Ces échantillons ont été livrés au Laboratoire Scitec Research à Lausanne qui a analysé les substances suivantes.
> Métaux lourds – Le nickel provient de la robinetterie et peut être cancérigène s’il est absorbé en grandes quantités. La Suisse n’a pas fixé de valeur limite. L’Union européenne (UE) la situe à 0,2 µg/l. Le laboratoire n’a en revanche pas trouvé de traces de plomb dans les échantillons analysés.
Microbiologie
> Germes aérobies mésophiles – Ces bactéries omniprésen tes dans l’environnement se développent en présence d’oxygène et à température moyenne. Une concentration élevée laisse supposer une contamination de l’eau potable par le sol ou un séjour trop long dans les conduites. En Suisse, la valeur limite UFC (unités formant colonie) est de 300 UFC pour l’eau potable et de 100 UFC pour l’eau minérale avant l’embouteillage.
> Coliformes totaux et streptocoques fécaux – Ces bactéries ne sont pas pathogènes, mais ce sont de bons indicateurs de l’hygiène, car leur présence indique une pollution fécale. On les trouve dans les eaux usées et le sol. Les experts n’ont en revanche pas trouvé d’Escherichia coli (bactéries intestinales pathogènes) dans les échantillons.
Micropolluants
Les concentrations de ces résidus de l’agriculture et de l’industrie sont infimes. On les mesure en microgrammes par litre (µg/l). Ces substances sont toxiques en concentrations élevées pour l’homme, comme pour l’animal. On ignore en revanche leurs effets à long terme en concentration minime.
La valeur limite pour l’eau de boisson en Europe est fixée à
0,5 µg/l pour l’addition de tous les micropolluants et à 0,1 µg/l pour chaque substance. L’Office fédéral de la santé publique a fixé une limite de précaution à 0,075 µg/l. Les totaux obtenus dans notre enquête sont largement inférieurs, car le laboratoire n’a recherché que certaines substances.
> Pesticides
Herbicides, fongicides et désherbants sont utilisés en agriculture et finissent leur course dans l’eau. Certains sont interdits aujourd’hui, mais il faudra des années pour en évacuer toutes les traces.

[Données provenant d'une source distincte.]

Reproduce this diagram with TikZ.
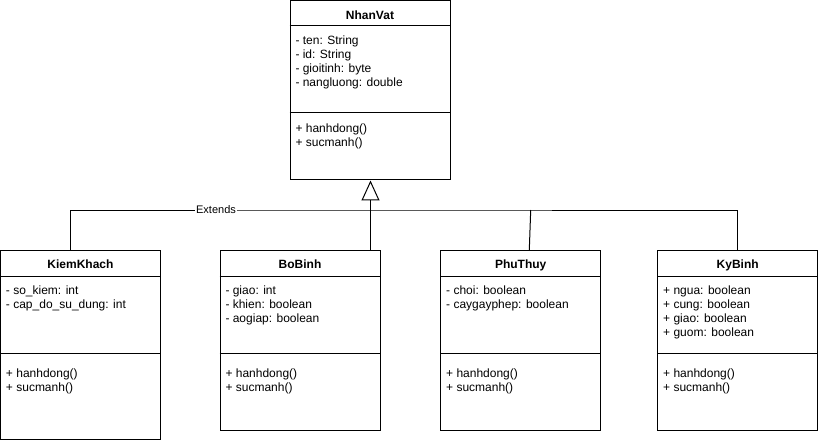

- L’atrazine est un herbicide. Interdite depuis plusieurs années dans UE, cette substance vient aussi d’être bannie en Suisse. Elle peut avoir des effets sur les amphibiens (grenouilles, salamandres). D’autres études démontrent une baisse de la fertilité chez les employés des usines qui la fabriquent.

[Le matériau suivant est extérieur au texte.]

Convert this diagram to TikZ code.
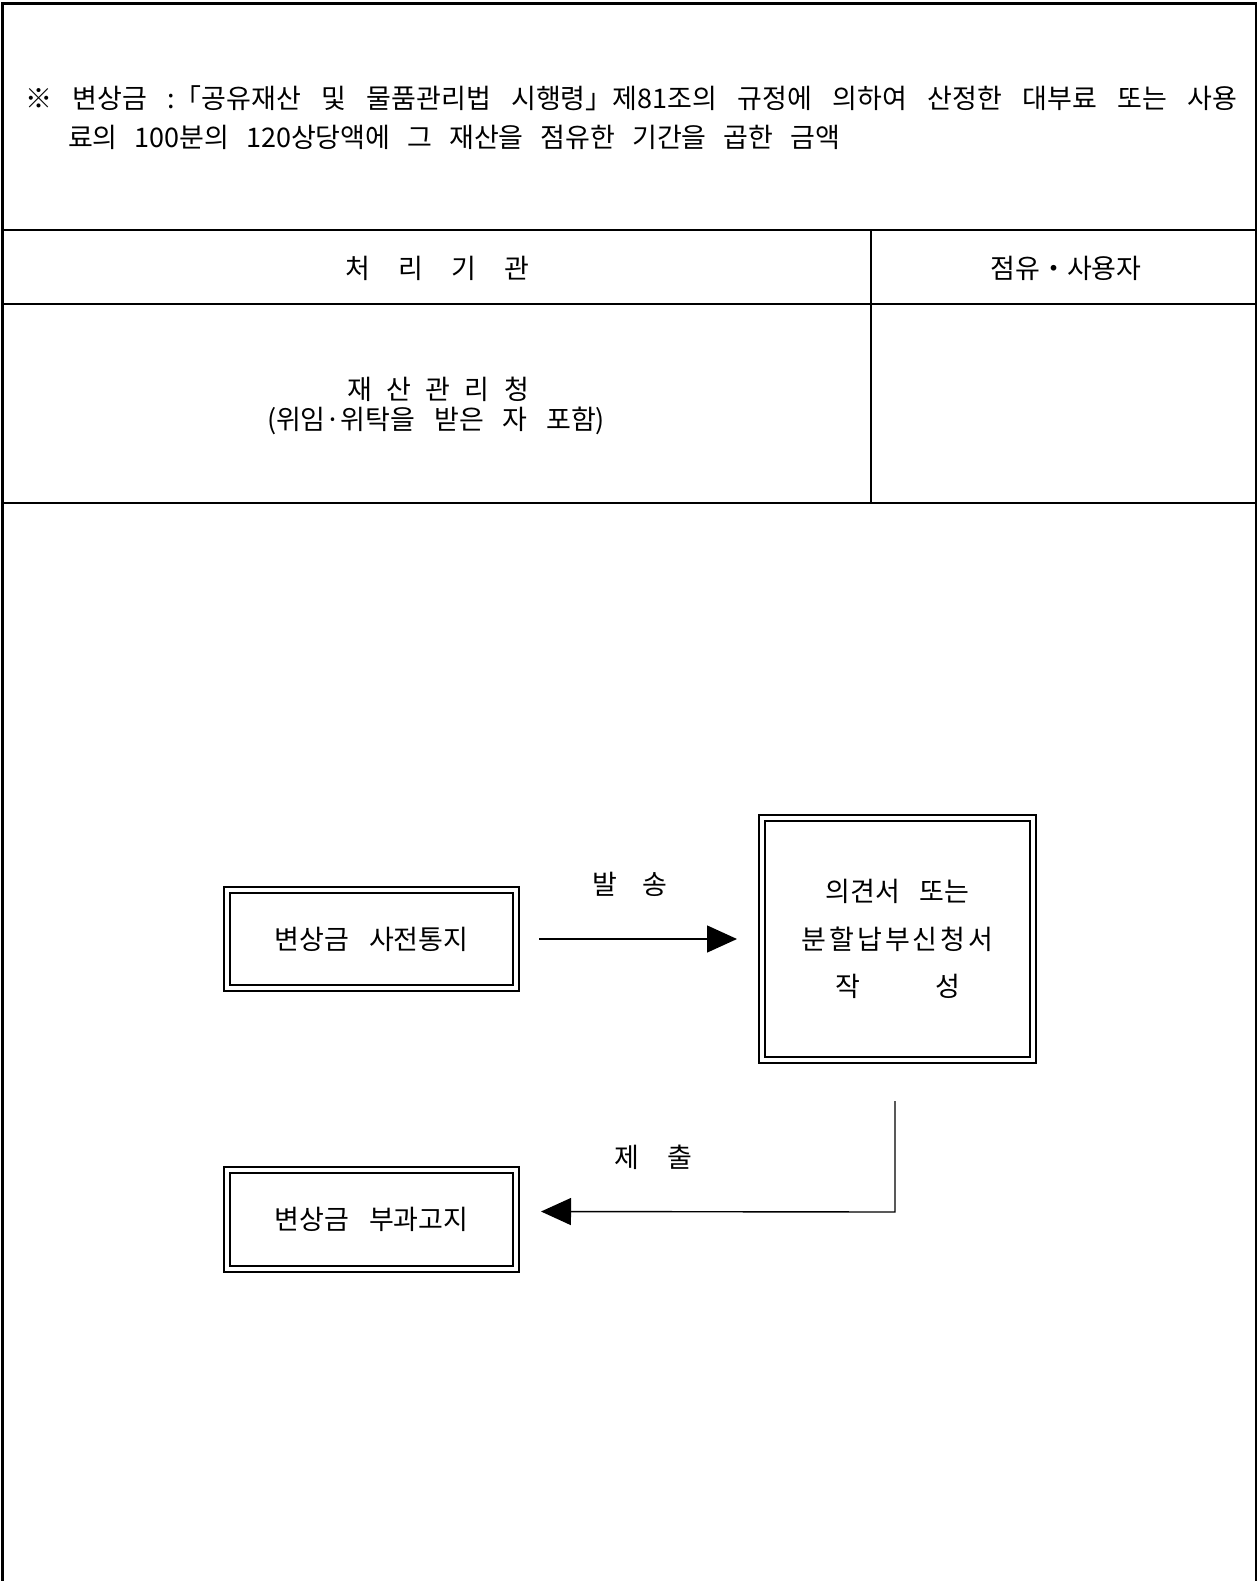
\documentclass[tikz,border=0pt]{standalone}
\usepackage{fontspec}
\setmainfont{Noto Sans CJK KR}
\usetikzlibrary{arrows.meta}
\begin{document}
\begin{tikzpicture}[x=1pt,y=-1pt,
  every node/.style={inner sep=0pt,outer sep=0pt,font=\fontsize{27}{32}\selectfont},
  lbl/.style={text height=22pt,text depth=2pt},
  frame/.style={line width=3pt},
  rule/.style={line width=1.4pt},
  dbox/.style={draw,line width=2.4pt,align=center},
  dboxout/.style={line width=1.3pt},
  conn/.style={line width=1.4pt,-{Triangle[length=30pt,width=27pt]}}]
\useasboundingbox (0,0) rectangle (1258,1581);
% outer frame and table rules
\draw[frame] (2.5,1581) -- (2.5,4) -- (1256.7,4);
\draw[rule] (1256,4) -- (1256,1581);
\draw[rule] (2.5,230) -- (1256,230);
\draw[rule] (2.5,304) -- (1256,304);
\draw[rule] (2.5,503) -- (1256,503);
\draw[rule] (871,230) -- (871,503);
% note text
\node[lbl,anchor=west] (note1) at (25,99) {\makebox[1212pt][s]{※ 변상금 :「공유재산 및 물품관리법 시행령」제81조의 규정에 의하여 산정한 대부료 또는 사용}};
\node[lbl,anchor=west] (note2) at (68,138) {\makebox[772pt][s]{료의 100분의 120상당액에 그 재산을 점유한 기간을 곱한 금액}};
% header
\node[lbl] (h1) at (437,268) {\makebox[184pt][s]{처 리 기 관}};
\node[lbl] (h2) at (1066,268) {점유・사용자};
\node[lbl] (c1) at (438,389) {\makebox[182pt][s]{재 산 관 리 청}};
\node[lbl] (c2) at (436,419) {\makebox[338pt][s]{(위임·위탁을 받은 자 포함)}};
% boxes
\node[dbox,minimum width=283pt,minimum height=92pt] (b1) at (371.5,939) {\makebox[194pt][s]{변상금 사전통지}};
\draw[dboxout] ([shift={(-6pt,6pt)}]b1.north west) rectangle ([shift={(6pt,-6pt)}]b1.south east);
\node[dbox,minimum width=265pt,minimum height=236pt,font=\fontsize{27}{47.5}\selectfont] (b2) at (897.5,939) {\makebox[144pt][s]{의견서 또는}\\\makebox[192pt][s]{분\hfil 할\hfil 납\hfil 부\hfil 신\hfil 청\hfil 서}\\\makebox[125pt][s]{작 성}};
\draw[dboxout] ([shift={(-6pt,6pt)}]b2.north west) rectangle ([shift={(6pt,-6pt)}]b2.south east);
\node[dbox,minimum width=283pt,minimum height=93pt] (b3) at (371.5,1219.5) {\makebox[194pt][s]{변상금 부과고지}};
\draw[dboxout] ([shift={(-6pt,6pt)}]b3.north west) rectangle ([shift={(6pt,-6pt)}]b3.south east);
% connectors
\coordinate (a1s) at ([xshift=26pt]b1.east);
\coordinate (a1e) at ([xshift=-28pt]b2.west);
\draw[conn] (a1s) -- (a1e);
\node[lbl] (l1) at (630,884) {\makebox[75pt][s]{발 송}};
\coordinate (a2s) at (895,1101);
\coordinate (a2c) at (895,1212);
\coordinate (a2e) at ([shift={(28pt,8pt)}]b3.east);
\draw[conn] (a2s) -- (a2c) -- (a2e);
\node[lbl] (l2) at (653,1157) {\makebox[78pt][s]{제 출}};
\end{tikzpicture}
\end{document}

- La dichlorobenzamide est une substance émise lors de la décomposition du dichlobenil, un herbicide qui s’infiltre facilement dans les eaux souterraines, et donc dans l’eau potable.
- Le métalaxyl est un fongicide qui détruit les champignons parasites des végétaux.
- La simazine est un désherbant à usage limité, mais on en trouve encore dans les eaux souterraines.
Médicaments et divers
La carbamazépine est un médicament soignant l’épilepsie et régulant l’humeur. La metformine est un antidiabétique oral utilisé dans le traitement du diabète et la puberté précoce. Le benzotriazole est employé comme additif anticorrosif dans l’industrie. On le trouve aussi dans les détergents pour lave-vaisselle.
Perturbateurs endocriniens
Ces molécules agissent sur l’équilibre hormonal. Et même à très faibles doses. Sans être toxiques, elles peuvent perturber l’organisme de façon discrète, parfois difficile à reconnaître. Leur impact peut se reporter sur les descendants.
Elles sont ainsi susceptibles d’altérer la croissance, le développement, le comportement, la production, la circulation sanguine, la fonction sexuelle et reproductrice.
> Nonylphénol: composé organique synthétique produit lors de la décomposition d’un détergent.
> Bisphénol A: composé stabilisant présent dans de nombreux objets en plastique. Il diminue, à hautes doses, la quantité de spermatozoïdes, modifie l’équilibre hormonal et augmente le risque de maladies cardiovasculaires. Ses effets sont amplifiés chez l’enfant.
> L’éthinylestradiol est l’un des principaux composants de certaines pilules contraceptives. Il est évacué dans la nature par l’urine et les fèces, sans qu’on en connaisse les effets.